Directive
Search the listing below for the word "standalone" and copy each line that holds it.

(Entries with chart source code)
_ _ _ _ _ _ _

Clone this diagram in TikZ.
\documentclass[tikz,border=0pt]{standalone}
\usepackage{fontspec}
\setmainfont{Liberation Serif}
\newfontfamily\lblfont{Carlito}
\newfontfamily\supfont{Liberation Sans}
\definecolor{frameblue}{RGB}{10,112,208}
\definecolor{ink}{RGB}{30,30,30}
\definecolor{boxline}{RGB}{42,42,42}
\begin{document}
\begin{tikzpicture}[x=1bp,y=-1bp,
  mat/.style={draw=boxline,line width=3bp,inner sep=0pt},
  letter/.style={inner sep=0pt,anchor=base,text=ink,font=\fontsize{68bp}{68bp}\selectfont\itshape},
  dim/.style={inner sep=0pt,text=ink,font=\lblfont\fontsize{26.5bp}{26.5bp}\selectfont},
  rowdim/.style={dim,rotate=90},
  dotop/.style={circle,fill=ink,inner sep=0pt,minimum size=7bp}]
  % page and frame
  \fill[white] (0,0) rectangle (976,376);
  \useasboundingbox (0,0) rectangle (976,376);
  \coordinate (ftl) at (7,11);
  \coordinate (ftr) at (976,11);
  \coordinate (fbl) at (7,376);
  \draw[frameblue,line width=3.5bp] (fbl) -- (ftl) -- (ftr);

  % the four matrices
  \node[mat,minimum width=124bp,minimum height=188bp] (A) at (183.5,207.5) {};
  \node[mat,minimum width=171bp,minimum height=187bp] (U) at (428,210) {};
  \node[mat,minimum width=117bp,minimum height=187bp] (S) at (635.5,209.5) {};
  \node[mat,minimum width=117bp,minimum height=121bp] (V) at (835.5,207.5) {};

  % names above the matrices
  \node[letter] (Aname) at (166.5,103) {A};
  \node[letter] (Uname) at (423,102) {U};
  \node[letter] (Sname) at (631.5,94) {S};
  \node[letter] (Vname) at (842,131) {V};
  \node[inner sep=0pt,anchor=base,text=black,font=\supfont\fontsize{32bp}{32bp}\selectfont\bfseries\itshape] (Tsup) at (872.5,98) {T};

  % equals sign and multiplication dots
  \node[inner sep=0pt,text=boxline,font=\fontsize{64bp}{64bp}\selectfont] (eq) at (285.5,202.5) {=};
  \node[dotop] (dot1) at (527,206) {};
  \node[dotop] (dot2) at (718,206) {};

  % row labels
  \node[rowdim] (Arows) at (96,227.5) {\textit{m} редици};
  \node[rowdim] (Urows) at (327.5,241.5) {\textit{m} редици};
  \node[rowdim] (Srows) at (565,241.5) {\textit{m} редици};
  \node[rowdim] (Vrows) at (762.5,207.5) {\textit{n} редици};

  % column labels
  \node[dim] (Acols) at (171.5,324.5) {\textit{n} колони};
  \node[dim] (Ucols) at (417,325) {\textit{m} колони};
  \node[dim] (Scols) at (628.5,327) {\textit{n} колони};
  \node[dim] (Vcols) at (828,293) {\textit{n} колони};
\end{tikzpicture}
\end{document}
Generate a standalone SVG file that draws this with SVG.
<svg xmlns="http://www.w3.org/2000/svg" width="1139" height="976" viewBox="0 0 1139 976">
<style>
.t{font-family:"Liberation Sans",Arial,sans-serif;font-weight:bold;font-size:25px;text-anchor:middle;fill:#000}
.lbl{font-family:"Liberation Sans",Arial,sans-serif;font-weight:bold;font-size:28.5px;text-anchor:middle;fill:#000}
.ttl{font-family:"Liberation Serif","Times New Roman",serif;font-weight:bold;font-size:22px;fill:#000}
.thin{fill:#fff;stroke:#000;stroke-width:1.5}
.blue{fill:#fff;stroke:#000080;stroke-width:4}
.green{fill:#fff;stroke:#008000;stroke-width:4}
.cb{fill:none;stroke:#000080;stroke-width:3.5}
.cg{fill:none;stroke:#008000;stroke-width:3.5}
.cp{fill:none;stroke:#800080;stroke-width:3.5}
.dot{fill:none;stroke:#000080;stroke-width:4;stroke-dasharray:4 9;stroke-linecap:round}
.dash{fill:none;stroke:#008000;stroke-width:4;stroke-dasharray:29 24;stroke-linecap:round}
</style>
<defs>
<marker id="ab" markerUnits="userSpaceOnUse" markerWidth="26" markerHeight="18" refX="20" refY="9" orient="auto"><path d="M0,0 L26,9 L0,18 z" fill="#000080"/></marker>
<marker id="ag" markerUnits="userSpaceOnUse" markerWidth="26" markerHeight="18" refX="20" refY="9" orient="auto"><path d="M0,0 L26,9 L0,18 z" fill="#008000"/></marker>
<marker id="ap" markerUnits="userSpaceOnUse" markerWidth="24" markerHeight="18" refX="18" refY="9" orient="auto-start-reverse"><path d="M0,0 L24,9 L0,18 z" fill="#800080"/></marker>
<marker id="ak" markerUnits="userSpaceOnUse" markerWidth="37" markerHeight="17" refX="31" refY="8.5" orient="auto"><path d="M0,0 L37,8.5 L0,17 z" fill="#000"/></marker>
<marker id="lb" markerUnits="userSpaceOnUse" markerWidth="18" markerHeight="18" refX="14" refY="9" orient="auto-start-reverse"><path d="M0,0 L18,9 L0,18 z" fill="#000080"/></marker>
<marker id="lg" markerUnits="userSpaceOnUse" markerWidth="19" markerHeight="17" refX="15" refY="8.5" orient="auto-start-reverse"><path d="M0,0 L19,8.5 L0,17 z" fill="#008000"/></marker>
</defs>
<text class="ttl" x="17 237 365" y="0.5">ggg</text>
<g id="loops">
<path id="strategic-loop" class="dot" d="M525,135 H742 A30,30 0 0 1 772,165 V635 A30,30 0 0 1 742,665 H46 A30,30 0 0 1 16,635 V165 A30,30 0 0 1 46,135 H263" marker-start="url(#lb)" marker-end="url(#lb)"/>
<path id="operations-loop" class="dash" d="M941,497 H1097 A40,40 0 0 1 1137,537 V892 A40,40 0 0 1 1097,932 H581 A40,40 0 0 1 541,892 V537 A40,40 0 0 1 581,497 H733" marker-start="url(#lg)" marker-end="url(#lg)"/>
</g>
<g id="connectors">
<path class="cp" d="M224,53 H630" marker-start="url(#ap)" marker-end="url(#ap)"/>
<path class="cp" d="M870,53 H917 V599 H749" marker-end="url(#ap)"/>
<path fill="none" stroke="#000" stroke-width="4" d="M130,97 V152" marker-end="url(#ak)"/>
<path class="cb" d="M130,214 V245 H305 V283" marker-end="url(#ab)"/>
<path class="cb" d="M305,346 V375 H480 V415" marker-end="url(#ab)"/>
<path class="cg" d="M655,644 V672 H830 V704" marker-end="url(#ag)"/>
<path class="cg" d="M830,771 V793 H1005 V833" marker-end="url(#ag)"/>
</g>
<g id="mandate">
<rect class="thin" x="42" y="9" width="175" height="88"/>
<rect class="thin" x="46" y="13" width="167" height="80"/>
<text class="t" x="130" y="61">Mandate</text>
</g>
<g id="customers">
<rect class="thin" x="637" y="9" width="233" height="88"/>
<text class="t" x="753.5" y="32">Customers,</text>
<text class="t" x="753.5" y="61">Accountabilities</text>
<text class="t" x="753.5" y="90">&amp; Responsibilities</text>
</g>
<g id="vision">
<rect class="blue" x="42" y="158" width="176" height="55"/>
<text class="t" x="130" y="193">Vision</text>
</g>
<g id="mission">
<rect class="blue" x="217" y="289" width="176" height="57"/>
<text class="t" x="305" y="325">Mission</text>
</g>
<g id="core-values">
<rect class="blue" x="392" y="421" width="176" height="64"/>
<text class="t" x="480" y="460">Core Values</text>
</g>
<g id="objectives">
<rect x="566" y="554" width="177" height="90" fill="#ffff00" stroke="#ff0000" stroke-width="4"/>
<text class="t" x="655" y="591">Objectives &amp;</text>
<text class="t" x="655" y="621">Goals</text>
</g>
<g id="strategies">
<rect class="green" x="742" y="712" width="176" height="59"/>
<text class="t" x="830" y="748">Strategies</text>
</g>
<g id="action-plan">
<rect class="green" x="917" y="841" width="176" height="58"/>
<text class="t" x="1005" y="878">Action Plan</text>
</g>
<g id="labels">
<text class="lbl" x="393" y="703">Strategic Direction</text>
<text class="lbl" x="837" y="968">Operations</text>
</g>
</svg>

_ _ _ _ _ _ _

Task answer
\documentclass[tikz,border=0pt]{standalone}
Generate a standalone SVG file that draws this with SVG.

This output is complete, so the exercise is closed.